* Begin RECORDS TO USE *

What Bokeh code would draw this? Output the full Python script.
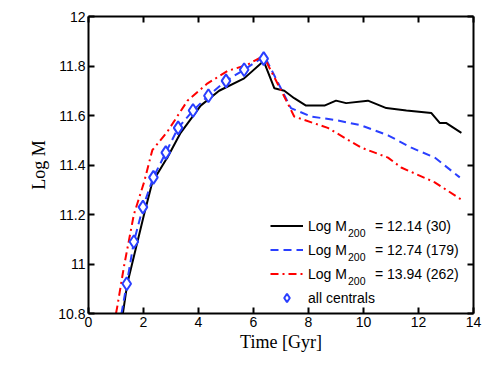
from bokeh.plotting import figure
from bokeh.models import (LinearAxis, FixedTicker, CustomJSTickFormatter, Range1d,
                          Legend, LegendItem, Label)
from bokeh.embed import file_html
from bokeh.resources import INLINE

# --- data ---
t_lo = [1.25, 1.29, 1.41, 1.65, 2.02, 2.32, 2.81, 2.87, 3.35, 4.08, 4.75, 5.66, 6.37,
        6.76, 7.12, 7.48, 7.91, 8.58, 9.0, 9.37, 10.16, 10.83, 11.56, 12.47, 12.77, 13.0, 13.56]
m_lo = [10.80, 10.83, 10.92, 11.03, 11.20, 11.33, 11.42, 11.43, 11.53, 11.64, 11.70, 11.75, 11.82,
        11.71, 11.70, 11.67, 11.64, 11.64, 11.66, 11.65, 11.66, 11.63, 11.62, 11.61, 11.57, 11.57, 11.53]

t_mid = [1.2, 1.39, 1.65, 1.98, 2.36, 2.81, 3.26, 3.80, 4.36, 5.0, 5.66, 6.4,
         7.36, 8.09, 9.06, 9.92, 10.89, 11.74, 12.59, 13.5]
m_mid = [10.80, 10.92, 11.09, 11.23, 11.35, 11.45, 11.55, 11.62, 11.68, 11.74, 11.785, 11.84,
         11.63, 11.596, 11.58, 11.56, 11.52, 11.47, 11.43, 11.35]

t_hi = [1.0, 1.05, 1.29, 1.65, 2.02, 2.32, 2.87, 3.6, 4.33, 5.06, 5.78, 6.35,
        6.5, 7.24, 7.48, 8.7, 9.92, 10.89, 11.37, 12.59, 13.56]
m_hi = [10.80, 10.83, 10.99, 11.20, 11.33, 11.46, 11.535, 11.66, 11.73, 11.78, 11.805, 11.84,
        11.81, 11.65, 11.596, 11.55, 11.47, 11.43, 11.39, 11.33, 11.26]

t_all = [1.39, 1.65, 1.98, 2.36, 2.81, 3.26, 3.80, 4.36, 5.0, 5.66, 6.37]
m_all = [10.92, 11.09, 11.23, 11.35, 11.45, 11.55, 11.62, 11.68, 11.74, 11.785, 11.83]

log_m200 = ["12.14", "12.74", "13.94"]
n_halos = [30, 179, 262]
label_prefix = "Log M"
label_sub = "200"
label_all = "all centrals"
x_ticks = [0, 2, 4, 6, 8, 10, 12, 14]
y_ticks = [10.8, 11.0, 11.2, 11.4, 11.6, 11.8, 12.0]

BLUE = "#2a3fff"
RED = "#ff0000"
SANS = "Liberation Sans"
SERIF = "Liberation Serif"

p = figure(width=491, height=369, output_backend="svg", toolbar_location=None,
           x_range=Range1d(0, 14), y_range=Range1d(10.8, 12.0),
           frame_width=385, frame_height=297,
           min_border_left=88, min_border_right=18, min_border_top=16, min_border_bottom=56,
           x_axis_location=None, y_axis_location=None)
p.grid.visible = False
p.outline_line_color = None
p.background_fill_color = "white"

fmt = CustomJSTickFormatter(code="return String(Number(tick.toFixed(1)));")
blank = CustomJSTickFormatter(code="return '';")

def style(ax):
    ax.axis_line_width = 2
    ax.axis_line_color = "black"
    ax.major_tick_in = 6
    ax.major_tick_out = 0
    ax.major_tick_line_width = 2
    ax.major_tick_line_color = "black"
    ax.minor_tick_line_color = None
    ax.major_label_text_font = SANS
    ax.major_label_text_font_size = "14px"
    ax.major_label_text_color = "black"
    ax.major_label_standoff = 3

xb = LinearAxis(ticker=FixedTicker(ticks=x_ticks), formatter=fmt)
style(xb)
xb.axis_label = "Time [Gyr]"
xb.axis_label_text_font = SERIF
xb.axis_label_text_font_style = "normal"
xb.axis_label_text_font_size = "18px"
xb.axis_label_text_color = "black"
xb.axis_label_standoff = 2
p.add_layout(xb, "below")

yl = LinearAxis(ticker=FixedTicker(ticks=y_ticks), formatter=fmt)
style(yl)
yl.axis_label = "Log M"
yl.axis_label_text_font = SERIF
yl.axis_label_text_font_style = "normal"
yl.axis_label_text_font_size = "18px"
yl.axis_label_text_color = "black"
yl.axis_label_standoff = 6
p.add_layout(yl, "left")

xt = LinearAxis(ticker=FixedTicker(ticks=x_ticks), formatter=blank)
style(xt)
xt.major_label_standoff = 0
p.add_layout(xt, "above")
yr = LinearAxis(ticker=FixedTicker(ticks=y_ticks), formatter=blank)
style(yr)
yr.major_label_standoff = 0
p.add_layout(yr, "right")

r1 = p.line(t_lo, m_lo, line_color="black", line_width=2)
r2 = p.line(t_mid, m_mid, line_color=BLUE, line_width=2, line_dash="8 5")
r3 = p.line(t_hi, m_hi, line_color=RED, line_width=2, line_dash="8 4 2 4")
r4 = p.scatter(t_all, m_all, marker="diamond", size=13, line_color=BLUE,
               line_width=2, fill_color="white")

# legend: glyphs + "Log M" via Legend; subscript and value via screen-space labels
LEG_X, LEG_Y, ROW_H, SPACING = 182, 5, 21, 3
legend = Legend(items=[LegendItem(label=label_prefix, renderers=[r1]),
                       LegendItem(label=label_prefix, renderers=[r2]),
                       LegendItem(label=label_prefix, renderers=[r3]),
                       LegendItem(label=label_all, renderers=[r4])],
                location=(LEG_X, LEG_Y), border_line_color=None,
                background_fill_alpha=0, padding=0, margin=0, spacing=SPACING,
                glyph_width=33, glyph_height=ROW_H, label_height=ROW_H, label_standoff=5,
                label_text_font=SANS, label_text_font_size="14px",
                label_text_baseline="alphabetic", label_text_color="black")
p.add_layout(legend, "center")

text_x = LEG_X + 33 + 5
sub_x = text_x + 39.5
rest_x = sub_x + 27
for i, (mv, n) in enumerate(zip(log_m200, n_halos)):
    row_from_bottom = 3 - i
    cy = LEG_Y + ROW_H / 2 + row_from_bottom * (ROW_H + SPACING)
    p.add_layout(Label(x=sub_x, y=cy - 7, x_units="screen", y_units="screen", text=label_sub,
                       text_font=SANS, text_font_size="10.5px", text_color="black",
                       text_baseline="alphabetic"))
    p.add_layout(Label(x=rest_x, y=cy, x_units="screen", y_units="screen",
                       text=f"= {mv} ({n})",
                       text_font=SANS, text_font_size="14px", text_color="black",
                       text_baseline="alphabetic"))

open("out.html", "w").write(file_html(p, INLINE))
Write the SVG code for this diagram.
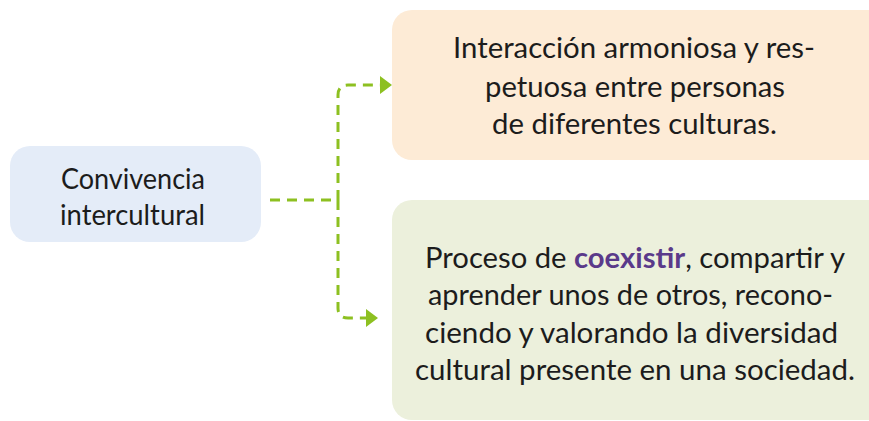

* End RECORDS TO USE *

- [PROBLEM REQUIREMENTS]:
Leave out the pictures and repeat the lines from the start of the material through the line with "11.74, 11.785, 11.83]", inclusive.

- [FINAL RESULT]:
What Bokeh code would draw this? Output the full Python script.
from bokeh.plotting import figure
from bokeh.models import (LinearAxis, FixedTicker, CustomJSTickFormatter, Range1d,
                          Legend, LegendItem, Label)
from bokeh.embed import file_html
from bokeh.resources import INLINE

# --- data ---
t_lo = [1.25, 1.29, 1.41, 1.65, 2.02, 2.32, 2.81, 2.87, 3.35, 4.08, 4.75, 5.66, 6.37,
        6.76, 7.12, 7.48, 7.91, 8.58, 9.0, 9.37, 10.16, 10.83, 11.56, 12.47, 12.77, 13.0, 13.56]
m_lo = [10.80, 10.83, 10.92, 11.03, 11.20, 11.33, 11.42, 11.43, 11.53, 11.64, 11.70, 11.75, 11.82,
        11.71, 11.70, 11.67, 11.64, 11.64, 11.66, 11.65, 11.66, 11.63, 11.62, 11.61, 11.57, 11.57, 11.53]

t_mid = [1.2, 1.39, 1.65, 1.98, 2.36, 2.81, 3.26, 3.80, 4.36, 5.0, 5.66, 6.4,
         7.36, 8.09, 9.06, 9.92, 10.89, 11.74, 12.59, 13.5]
m_mid = [10.80, 10.92, 11.09, 11.23, 11.35, 11.45, 11.55, 11.62, 11.68, 11.74, 11.785, 11.84,
         11.63, 11.596, 11.58, 11.56, 11.52, 11.47, 11.43, 11.35]

t_hi = [1.0, 1.05, 1.29, 1.65, 2.02, 2.32, 2.87, 3.6, 4.33, 5.06, 5.78, 6.35,
        6.5, 7.24, 7.48, 8.7, 9.92, 10.89, 11.37, 12.59, 13.56]
m_hi = [10.80, 10.83, 10.99, 11.20, 11.33, 11.46, 11.535, 11.66, 11.73, 11.78, 11.805, 11.84,
        11.81, 11.65, 11.596, 11.55, 11.47, 11.43, 11.39, 11.33, 11.26]

t_all = [1.39, 1.65, 1.98, 2.36, 2.81, 3.26, 3.80, 4.36, 5.0, 5.66, 6.37]
m_all = [10.92, 11.09, 11.23, 11.35, 11.45, 11.55, 11.62, 11.68, 11.74, 11.785, 11.83]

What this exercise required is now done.